IMAM MUSLIM (Imam Muhadits dari Naisabur)
Imam Muslim
bernama lengkap Imam Abdul Husain Muslim bin al-Hajjaj bin Muslim bin Kausyaz
al-Qusyairi an_nisaburi. Imam Muslim dilahirkan di Naisabur pada tahun 202 H
atau 817 M. Saat ini, Naisabur termasuk wilayah Rusia. Dalam sejarah Islam,
Naisabur dikenal dengan sebutan Ma
Wara’an Nahr, daerah-daerah yang terletak di belakang Sungai Jihun di
Uzbekistan, Asia Tengah.
Naisabur
pernah menjadi pusat pemerintahan dan perdagangan selama 150 tahun pada masa
Dinasti Samanid. Tidak hanya sebagai pusat pemerintahan dan perdagangan, kota
Naisabur juga dikenal saat itu sebagai salah satu kota ilmu, bermukimnya ulama
besar dan pusat peradaban di kawasan Asia Tengah.
Kecenderungan
Imam Muslim terhadap ilmu hadits tergolong luar biasa. Keunggulannya dari sisi
kecerdasan dan ketajaman hafalan dimanfaatkan olehnya dengan sebaik mungkin.

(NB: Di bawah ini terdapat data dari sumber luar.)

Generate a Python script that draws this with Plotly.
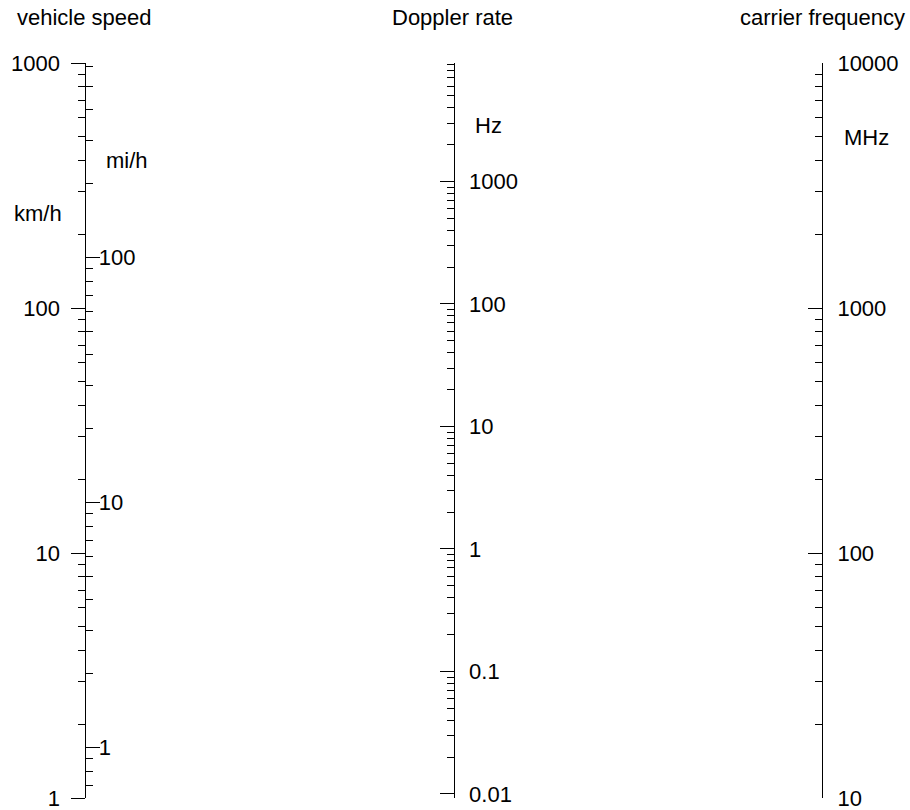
import numpy as np
import plotly.graph_objects as go

# ---- data (scales of the nomogram) ----
speed_kmh_range = [1, 1000]          # km/h
speed_kmh_ticks = [1, 10, 100, 1000]
speed_mph_ticks = [1, 10, 100]
carrier_range = [10, 10000]          # MHz
carrier_ticks = [10, 100, 1000, 10000]
doppler_ticks = [0.01, 0.1, 1, 10, 100, 1000]
KMH_PER_MPH = 1.609344
C_LIGHT = 299792458.0

# derived doppler range: f_d = v * f / c  (v in m/s, f in Hz)
dop_lo = speed_kmh_range[0] / 3.6 * carrier_range[0] * 1e6 / C_LIGHT
dop_hi = speed_kmh_range[1] / 3.6 * carrier_range[1] * 1e6 / C_LIGHT


def minors(lo, hi):
    out = []
    for e in range(int(np.floor(np.log10(lo))) - 1, int(np.ceil(np.log10(hi))) + 1):
        for m in range(2, 10):
            v = m * 10.0 ** e
            if lo <= v <= hi:
                out.append(v)
    return out


W, H = 910, 810
TOP_PX, BOT_PX = 63, 798      # pixel rows of the axis ends
T = TOP_PX
B = H - BOT_PX
FONT = dict(family="Liberation Sans, Arial, sans-serif", size=22, color="black")


def px(xp):
    return xp / W


def py(yp):
    return (BOT_PX - yp) / (BOT_PX - TOP_PX)


x_speed = px(85.3)
x_carr = px(822)
x_dop = (x_speed + x_carr) / 2

fig = go.Figure()
# invisible anchor traces
fig.add_trace(go.Scatter(x=[0, 1], y=speed_kmh_range, yaxis="y", mode="markers",
                         marker=dict(opacity=0), hoverinfo="skip", showlegend=False))
fig.add_trace(go.Scatter(x=[0, 1], y=[v / KMH_PER_MPH for v in speed_kmh_range], yaxis="y2",
                         mode="markers", marker=dict(opacity=0), hoverinfo="skip", showlegend=False))
fig.add_trace(go.Scatter(x=[0, 1], y=[dop_lo, dop_hi], yaxis="y3", mode="markers",
                         marker=dict(opacity=0), hoverinfo="skip", showlegend=False))
fig.add_trace(go.Scatter(x=[0, 1], y=carrier_range, yaxis="y4", mode="markers",
                         marker=dict(opacity=0), hoverinfo="skip", showlegend=False))

common = dict(type="log", showgrid=False, zeroline=False, tickfont=FONT,
              tickcolor="black", tickwidth=1, fixedrange=True,
              ticklabeloverflow="allow")

mph_lo = speed_kmh_range[0] / KMH_PER_MPH
mph_hi = speed_kmh_range[1] / KMH_PER_MPH

fig.update_layout(
    width=W, height=H,
    margin=dict(l=0, r=0, t=T, b=B),
    paper_bgcolor="white", plot_bgcolor="white",
    showlegend=False,
    xaxis=dict(visible=False, range=[0, 1], fixedrange=True),
    yaxis=dict(**common, anchor="free", position=x_speed, side="left",
               range=[np.log10(speed_kmh_range[0]), np.log10(speed_kmh_range[1])],
               showline=True, linecolor="black", linewidth=1,
               ticks="outside", ticklen=14, tickmode="array",
               tickvals=speed_kmh_ticks, ticktext=[str(v) for v in speed_kmh_ticks],
               ticklabelstandoff=7,
               minor=dict(ticks="outside", ticklen=7, tickcolor="black", tickwidth=1,
                          tickmode="array", tickvals=minors(*speed_kmh_range))),
    yaxis2=dict(**common, anchor="free", position=x_speed, side="right", overlaying="y",
                range=[np.log10(mph_lo), np.log10(mph_hi)],
                showline=False,
                ticks="outside", ticklen=14, tickmode="array",
                tickvals=speed_mph_ticks, ticktext=[str(v) for v in speed_mph_ticks],
                ticklabelstandoff=-6,
                minor=dict(ticks="outside", ticklen=7, tickcolor="black", tickwidth=1,
                           tickmode="array", tickvals=minors(mph_lo, mph_hi))),
    yaxis3=dict(**common, anchor="free", position=x_dop, side="right", overlaying="y",
                range=[np.log10(dop_lo), np.log10(dop_hi)],
                showline=True, linecolor="black", linewidth=1,
                ticks="inside", ticklen=14, tickmode="array",
                tickvals=doppler_ticks, ticktext=[f"{v:g}" for v in doppler_ticks],
                ticklabelstandoff=10,
                minor=dict(ticks="inside", ticklen=7, tickcolor="black", tickwidth=1,
                           tickmode="array", tickvals=minors(dop_lo, dop_hi))),
    yaxis4=dict(**common, anchor="free", position=x_carr, side="right", overlaying="y",
                range=[np.log10(carrier_range[0]), np.log10(carrier_range[1])],
                showline=True, linecolor="black", linewidth=1,
                ticks="inside", ticklen=14, tickmode="array",
                tickvals=carrier_ticks, ticktext=[str(v) for v in carrier_ticks],
                ticklabelstandoff=10,
                minor=dict(ticks="inside", ticklen=7, tickcolor="black", tickwidth=1,
                           tickmode="array", tickvals=minors(*carrier_range))),
)

labels = [
    ("vehicle speed", 84, 17),
    ("Doppler rate", 452, 17),
    ("carrier frequency", 822, 17),
    ("km/h", 38, 213),
    ("mi/h", 127, 160),
    ("Hz", 488, 125),
    ("MHz", 866, 137),
]
for txt, x, y in labels:
    fig.add_annotation(text=txt, x=px(x), y=py(y), xref="paper", yref="paper",
                       showarrow=False, font=FONT, xanchor="center", yanchor="middle")

fig.write_html("out.html", config={"displayModeBar": False},
               post_script="document.body.style.margin='0';document.body.style.overflow='hidden';")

Pada usia 10 tahun, Imam Muslim sering kali berguru kepada Imam Ad-Dakhili,
seorang ahli hadits di kotanya. Setahun kemudian, Imam Muslim mulai menghafal
hadits dan berani mengoreksi kekeliruan gurunya ketika salah dalam periwrayatan
hadits.
Kecintaan
terhadap hadits menuntun Imam Muslim bertualang ke berbagai tempat dan negara.
Safar ke negeri lainnya menjadi kegiatan rutin bagi Imam Muslim untuk
mendapatkan silsilah yang benar mengenai sebuah hadits. Dalam berbagai sumber,
Imam Muslim tercatat pernah ke Khurasan. Di kota ini, ia bertemu dan berguru
kepada Yahya bin yahya dan Ishak bin Rahawaih. Di Ray, ia berguru kepada
Muhammad bin Mahran dan Abu ‘Ansan. Pada rihlahnya ke Mekah untuk menunaikan
haji pada tahun 220 H, ia bertemu dengan Qa’nabi, seorang muhadits kota ini,
untuk belajar hadits kepadanya.
Selain itu,
Imam Muslim juga menyempatkan diri ke Hijaz untuk belajar kepada Sa’id bin
Mansur. Di Irak, ia belajar hadits kepada Ahmad bin Hanbal dan Abdullah bin
Maslamah. Kemudian, di Mesir ia berguru kepada ‘Amr bin Sawad dan Harmalah bin
Yahya. Sedangkan di Syam, ia banyak belajar kepada ulama hadits kota itu.
Tidak seperti
kota-kota lainnya, bagi Imam Muslim, Baghdad memiliki arti tersendiri. Di kota
inilah, ia berkali-kali berkunjung untuk belajar kepada ulama ahli hadits.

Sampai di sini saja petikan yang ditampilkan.